Own enough stocks in your portfolio to spread your risk around. If you only own one or two stocks, a steep percentage decline in one of those stocks will mean a significant percentage decline in your net worth. To minimize the risk of investing in the stock market, I’d suggest a minimum of 12 to 14, but consider the words of a whiz who crunched the numbers to provide some guidance:
Prioritize quality over quantity. Don’t feel like you need to rush out on day 1 of the start of, or re-birth of, your investing career and have your portfolio fully invested in 20 or so stocks. You can build up to the right number of stocks over time, taking the time you need to make the right decision of which markets, industries, and companies you should invest in. You don’t want to leave your undiversified portfolio to sit unattended to for too long. But focus on finding companies with solid growth prospects that are well managed, rather than just getting to the right number of stocks as quickly as possible. For more guidance on how to invest wisely, check out the Wealthy Owl’s checklist for selecting winning stocks.
How should I allocate capital within my stock portfolio?
What are the different ways you can diversify your stock portfolio so that when certain markets or industries are zigging, others will zag? I think there are four main diversification variables that should be considered in constructing your own stock portfolio:
Geographical diversification is a common way to reduce risk by avoiding being overly concentrated in a specific region or country. It involves including stocks from different geographies in your portfolio.
Economic cycles are often experienced at different points of time in different geographic markets. For example, the U.S. stock market may be in decline due to a recession while China is experiencing an economic boom. By practicing geographical diversification as part of your investing strategy you will reduce the risks related to macro economic factors. In other words, losses in one geography may be counteracted by stock market gains in another part of the world.
My primary geographic concentration is the US and Canada (75% of my portfolio, with a heavier US allocation), with exposure to international markets via both developed (UK, Switzerland, Japan, etc.) and emerging (China, India) countries.
I rely heavily on ETFs for getting exposure to foreign markets as I do not feel I have enough familiarity with these different geographies to be able to pick individual companies. There are exceptions. For example, I’ve used my understanding of the technology industry to select individual hi-tech stocks in China.
With over 11 major sectors making up the stock market, including telecom, energy, financial services, health care, industrials, consumer, information technology, retail and materials, there are several options to achieve diversification. Just because you can invest in each of the 11 different sectors for the purposes of diversification doesn’t mean you should. Some of these sectors carry with them a disproportionate amount of risk. For example, I avoid the materials sector altogether because of its volatility. My decision to avoid the energy sector is based on my personal belief that over the long run sustainable energy sources will replace more traditional sources, bringing new industry titans that are difficult to identify at this stage.
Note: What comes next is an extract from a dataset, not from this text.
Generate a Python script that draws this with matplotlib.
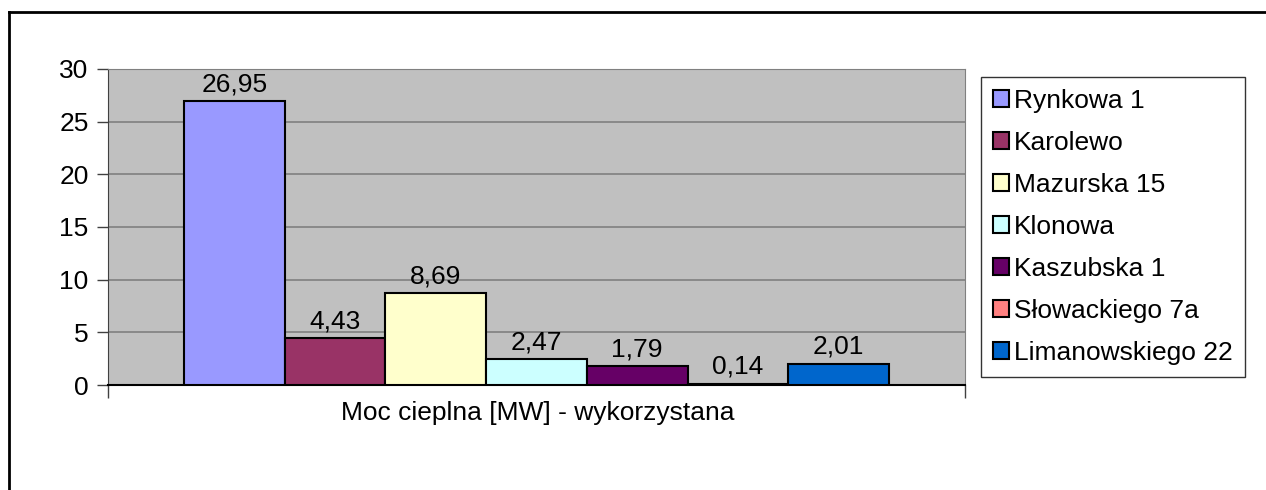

I think it’s reasonable to over allocate slightly to industries you understand very well. It’s a good idea to exploit your edge when it comes to growing your wealth. But don’t fall prey to false confidence. Just because you know the industry, avoid being overconfident or having tunnel vision where you don’t see broader secular trends affecting your favorite industry.
There are three main ways to segment stocks according to their size:
Large cap stocks: Market capitalization of $5 billion or more. Amazon, Microsoft, Berkshire Hathaway, McDonalds, and Apple are all recognizable large cap stocks. These stocks are generally less risky due to their track record of consistent revenue and earnings growth. A somewhat unique feature of large cap stocks is that they offer diversification through the different products they have and the many geographies they operate in.
Mid cap stocks: Market capitalization between $1 billion and $5 billion. These stocks have higher growth potential but more risk than large cap stocks.
Small cap stocks: Market capitalization below $1 billion. A more extreme version of mid cap stocks in terms of the higher growth prospects and risk. Fishing in the small cap pond is like scouting for baseball players in the minor leagues. You want to find the diamond in the rough talent that no one else knows about, and that have the potential to be a ten bagger (Wall street parlance for a stock which gives a return of more than 1000%+).
There are lots of good ETFs that specialize in small and mid cap stocks, a good route to go as it is quite difficult to choose the next Google from the thousands of wannabees in the small cap world. I favor the Vanguard Small-Cap Value ETF (VBR).
You will want to be more heavily weighted in large cap (I target at least 60% of my portfolio to be in large cap), especially as you advance in age, to mitigate the risk that comes with small cap stocks. Beware that the smaller the company, the greater the likelihood of volatility.
The two most well-known investing strategies, value and growth, offer another dimension to further diversify your stock portfolio. What is value investing and growth investing?
Value investing involves looking for companies that have solid fundamentals but that are trading at a discount relative to peers due to some market perception issue. Sometimes Wall Street, with all the emotions that play into investing, is not valuing a company appropriately. For excellent companies, this will only be temporary. Warren Buffet the “Oracle of Omaha” perfected the art of value investing in his astounding 50-year service as the Chairman and CEO of Berkshire Hathaway. A position he holds today at the young age of 89 years old. Warren Buffet learned from the father of value investing, another investing legend Benjamin Graham. Yes, Ben Graham was the teacher of value investing; but his star pupil Warren Buffet has really solidified himself as the legend when it comes to putting the theory of value investing into practice. His legendary status is crowned by his back and forth battle with his own mentee Bill Gates over the years for the title of the world’s wealthiest person.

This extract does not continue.